The early melting of snow in the Alps is not just bad news for ardent skiers and for those who are dependent on the money they earn during the winter sports season: Alpine plants are in danger, too.
Rising temperatures due to climate change are also having a negative impact deep below the surface of the ground.
New research by scientists at the University of Manchester in the UK demonstrates that warming in the area is threatening microbes which live in the Alpine soils.
The microbes play a critical role in supporting life forms above ground, recycling key nutrients upon which animals, plants—and humans—depend.
The microbes also control the amount of carbon stored in the soil: if the cycle of microbial activity is disrupted, then more carbon is released into the atmosphere, resulting in further global warming.
Arthur Broadbent, lead author of a research paper in the ISME Journal, says climate change is having an alarming impact on microbial communities in Alpine soils.
During the winter, microbes in those soils depend on snow to act as an insulating blanket, allowing them to continue to work throughout the cold months. But “using a high-alpine experiment in the Austrian Alps, we discovered that spring snowmelt triggers an abrupt seasonal transition in soil microbial communities, which is closely linked to rapid shifts in carbon and nitrogen cycling,” he said.
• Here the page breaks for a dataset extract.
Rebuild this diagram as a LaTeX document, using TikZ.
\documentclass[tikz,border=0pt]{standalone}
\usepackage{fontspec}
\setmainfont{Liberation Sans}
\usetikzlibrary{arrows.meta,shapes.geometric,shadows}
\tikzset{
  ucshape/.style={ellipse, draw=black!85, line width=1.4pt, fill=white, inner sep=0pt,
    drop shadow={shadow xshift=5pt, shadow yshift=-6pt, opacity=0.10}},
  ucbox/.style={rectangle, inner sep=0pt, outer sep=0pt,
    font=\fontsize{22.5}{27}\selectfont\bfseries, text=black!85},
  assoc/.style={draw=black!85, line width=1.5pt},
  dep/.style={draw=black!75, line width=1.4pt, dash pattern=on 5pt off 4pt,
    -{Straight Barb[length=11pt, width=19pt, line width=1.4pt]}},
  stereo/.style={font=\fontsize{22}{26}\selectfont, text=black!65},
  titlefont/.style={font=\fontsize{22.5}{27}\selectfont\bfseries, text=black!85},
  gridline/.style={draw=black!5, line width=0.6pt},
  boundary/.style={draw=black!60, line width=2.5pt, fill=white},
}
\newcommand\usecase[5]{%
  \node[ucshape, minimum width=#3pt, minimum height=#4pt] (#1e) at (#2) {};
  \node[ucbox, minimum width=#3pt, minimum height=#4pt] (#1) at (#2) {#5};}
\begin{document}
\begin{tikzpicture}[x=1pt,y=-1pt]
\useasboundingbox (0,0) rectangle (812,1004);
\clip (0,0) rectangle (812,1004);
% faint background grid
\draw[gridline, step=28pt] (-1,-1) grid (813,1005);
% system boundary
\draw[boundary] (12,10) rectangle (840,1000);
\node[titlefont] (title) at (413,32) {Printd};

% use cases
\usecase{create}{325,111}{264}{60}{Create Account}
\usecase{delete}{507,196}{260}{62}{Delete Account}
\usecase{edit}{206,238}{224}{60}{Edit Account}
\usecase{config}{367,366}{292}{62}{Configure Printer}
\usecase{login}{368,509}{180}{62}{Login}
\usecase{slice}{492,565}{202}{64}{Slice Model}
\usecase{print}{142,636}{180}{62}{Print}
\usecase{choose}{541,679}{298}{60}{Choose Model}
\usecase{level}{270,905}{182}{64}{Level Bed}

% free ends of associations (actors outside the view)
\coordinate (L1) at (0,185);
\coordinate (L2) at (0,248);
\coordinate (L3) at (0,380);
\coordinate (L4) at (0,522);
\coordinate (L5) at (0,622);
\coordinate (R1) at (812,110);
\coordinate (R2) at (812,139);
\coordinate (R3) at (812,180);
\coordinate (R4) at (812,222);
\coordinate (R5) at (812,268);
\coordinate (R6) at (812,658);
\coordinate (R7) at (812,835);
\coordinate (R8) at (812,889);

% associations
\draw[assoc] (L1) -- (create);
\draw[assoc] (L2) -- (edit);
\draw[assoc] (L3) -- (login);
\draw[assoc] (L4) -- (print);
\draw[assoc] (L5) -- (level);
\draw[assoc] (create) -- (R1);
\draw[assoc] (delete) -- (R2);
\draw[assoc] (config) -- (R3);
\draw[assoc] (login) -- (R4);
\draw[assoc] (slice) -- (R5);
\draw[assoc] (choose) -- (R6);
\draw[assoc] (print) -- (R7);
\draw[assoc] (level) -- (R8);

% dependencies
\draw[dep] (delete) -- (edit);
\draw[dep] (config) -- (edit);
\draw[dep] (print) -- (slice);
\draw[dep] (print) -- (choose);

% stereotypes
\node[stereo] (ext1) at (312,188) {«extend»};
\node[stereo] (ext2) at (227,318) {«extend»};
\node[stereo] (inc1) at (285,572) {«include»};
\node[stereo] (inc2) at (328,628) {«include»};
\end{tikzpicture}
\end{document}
The researchers say climate change in the Alps is taking place at double the global average rate. Separate research indicates that profound changes are happening in the Alps and in many other mountainous regions around the world.
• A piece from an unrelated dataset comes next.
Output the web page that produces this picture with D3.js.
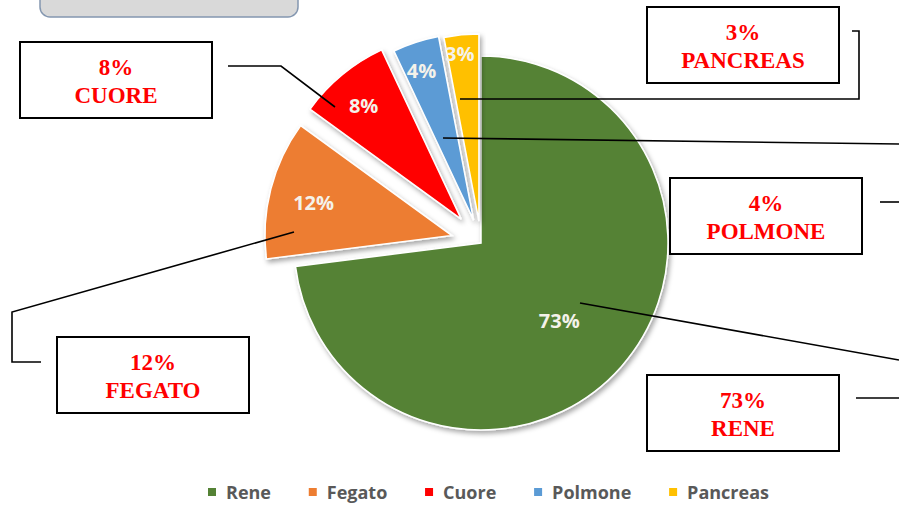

In February, a flash flood in Uttarakhand in northern India killed nearly 70 people, with 136 more missing and now presumed dead. Most scientists believe the warming climate was the cause of the glacier melt which triggered the disaster.
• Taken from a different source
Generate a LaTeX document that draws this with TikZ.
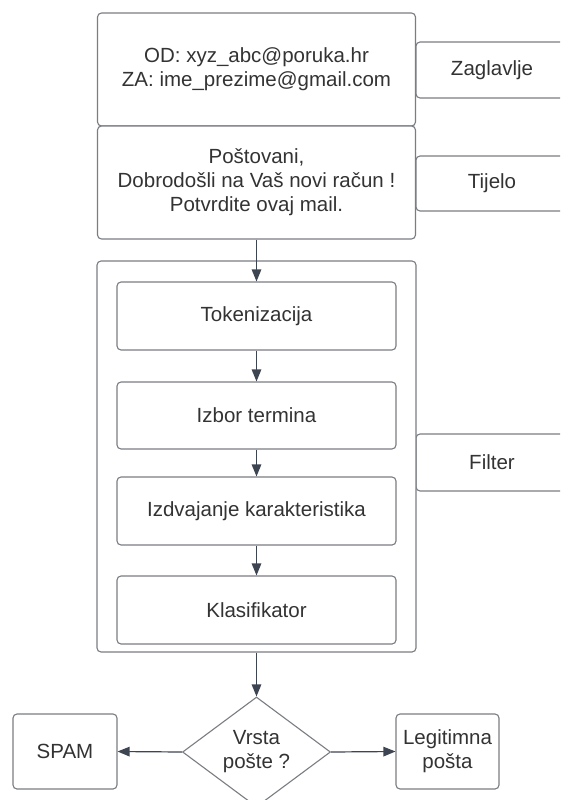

There are predictions that over the next 80 years more than 90% of glacier ice in the Alpine region will be lost due to ever-rising temperatures.
“Snowmelt is predicted to occur 50 to 130 days earlier in alpine regions due to climate change by the end of the century,” Broadbent said.
“Using experimental manipulations, we demonstrated that earlier snowmelt, of even just 10 days, leads to an earlier seasonal transition in microbial communities and biogeochemical cycling.”
The research paper says changes in the microbial cycle caused by snow melt will result in less carbon being retained in the soil and so have a negative impact on the growth and productivity of plants.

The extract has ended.